# SOURCE MATERIAL:

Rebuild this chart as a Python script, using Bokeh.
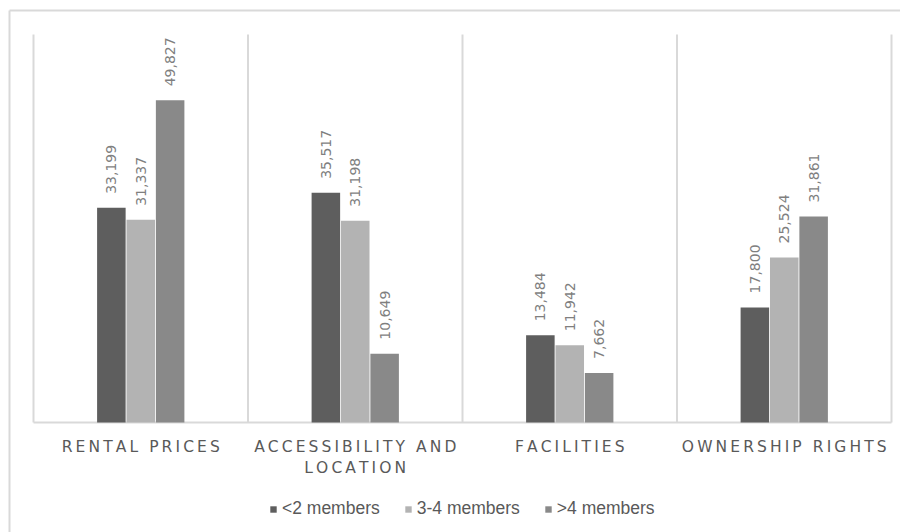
import math
from bokeh.plotting import figure
from bokeh.models import ColumnDataSource, Range1d, LabelSet, Legend, LegendItem
from bokeh.core.properties import value
from bokeh.embed import file_html
from bokeh.resources import INLINE

categories = ["RENTAL PRICES", "ACCESSIBILITY AND\nLOCATION", "FACILITIES", "OWNERSHIP RIGHTS"]
series = ["<2 members", "3-4 members", ">4 members"]
lt2 = [33199, 35517, 13484, 17800]
m34 = [31337, 31198, 11942, 25524]
gt4 = [49827, 10649, 7662, 31861]
y_max = 60000

colors = ["#5e5e5e", "#b3b3b3", "#898989"]
offsets = [-0.137, 0.0, 0.137]

W, H = 900, 532
plot_left, plot_right, plot_top, plot_bottom = 33, 891, 34, 422
px_per_cat = (plot_right - plot_left) / len(categories)
px_per_val = (plot_bottom - plot_top) / y_max

x_range = Range1d(-plot_left / px_per_cat, len(categories) + (W - plot_right) / px_per_cat)
y_range = Range1d(-(H - plot_bottom) / px_per_val, y_max + plot_top / px_per_val)

p = figure(x_range=x_range, y_range=y_range, width=W, height=H,
           output_backend="svg", toolbar_location=None,
           x_axis_location=None, y_axis_location=None,
           min_border=0, min_border_left=0, min_border_right=0,
           min_border_top=0, min_border_bottom=0)
p.outline_line_color = None
p.xgrid.visible = False
p.ygrid.visible = False

grid_col = "#d9d9d9"
# outer chart border (top and left edges visible)
bx = -(plot_left - 9) / px_per_cat
by = y_max + (plot_top - 10) / px_per_val
p.segment(x0=[bx, bx], y0=[by, by], x1=[x_range.end + 1, bx], y1=[by, y_range.start - 1000],
          line_color=grid_col, line_width=2)

# category separators and baseline
seps = list(range(len(categories) + 1))
p.segment(x0=seps, y0=[0] * len(seps), x1=seps, y1=[y_max] * len(seps),
          line_color=grid_col, line_width=2)
p.segment(x0=[0], y0=[0], x1=[len(categories)], y1=[0], line_color=grid_col, line_width=2)

def spaced(s):
    return "\u2009".join(list(s))

centers = [i + 0.5 for i in range(len(categories))]
items = []
for vals, name, col, off in zip([lt2, m34, gt4], series, colors, offsets):
    src = ColumnDataSource(dict(x=[c + off for c in centers], val=vals,
                                txt=[f"{v:,}" for v in vals]))
    r = p.vbar(x="x", top="val", bottom=0, width=0.133, source=src,
               fill_color=col, line_color=None)
    items.append(LegendItem(label=name, renderers=[r]))
    p.add_layout(LabelSet(x="x", y="val", text="txt", source=src,
                          angle=math.pi / 2, text_align="left", text_baseline="middle",
                          y_offset=14, text_font=value("DejaVu Sans"), text_font_size="14px",
                          text_color="#7f7f7f"))

# category labels, one LabelSet per text line so every line is centred
lines = [c.split("\n") for c in categories]
n_lines = max(len(l) for l in lines)
for k in range(n_lines):
    xs = [centers[i] for i, l in enumerate(lines) if len(l) > k]
    txt = [spaced(l[k]) for l in lines if len(l) > k]
    src = ColumnDataSource(dict(x=xs, y=[0] * len(xs), txt=txt))
    p.add_layout(LabelSet(x="x", y="y", text="txt", source=src,
                          text_align="center", text_baseline="top", y_offset=-15 - 21 * k,
                          text_font=value("DejaVu Sans"), text_font_size="15.5px",
                          text_color="#595959"))

legend = Legend(items=items, orientation="horizontal", location=(269, 13),
                border_line_color=None, background_fill_alpha=0,
                glyph_width=8, glyph_height=8, label_standoff=5, spacing=24,
                label_text_font="Liberation Sans", label_text_font_size="17.5px",
                label_text_color="#595959", margin=0, padding=4)
p.add_layout(legend, "center")

open("out.html", "w").write(file_html(p, INLINE))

# WORK TO DO:
Give again, word for word, every line from the top of the data above to the line holding "from bokeh.resources import INLINE", inclusive, with the pictures left out.

# RESPONSE:
Rebuild this chart as a Python script, using Bokeh.
import math
from bokeh.plotting import figure
from bokeh.models import ColumnDataSource, Range1d, LabelSet, Legend, LegendItem
from bokeh.core.properties import value
from bokeh.embed import file_html
from bokeh.resources import INLINE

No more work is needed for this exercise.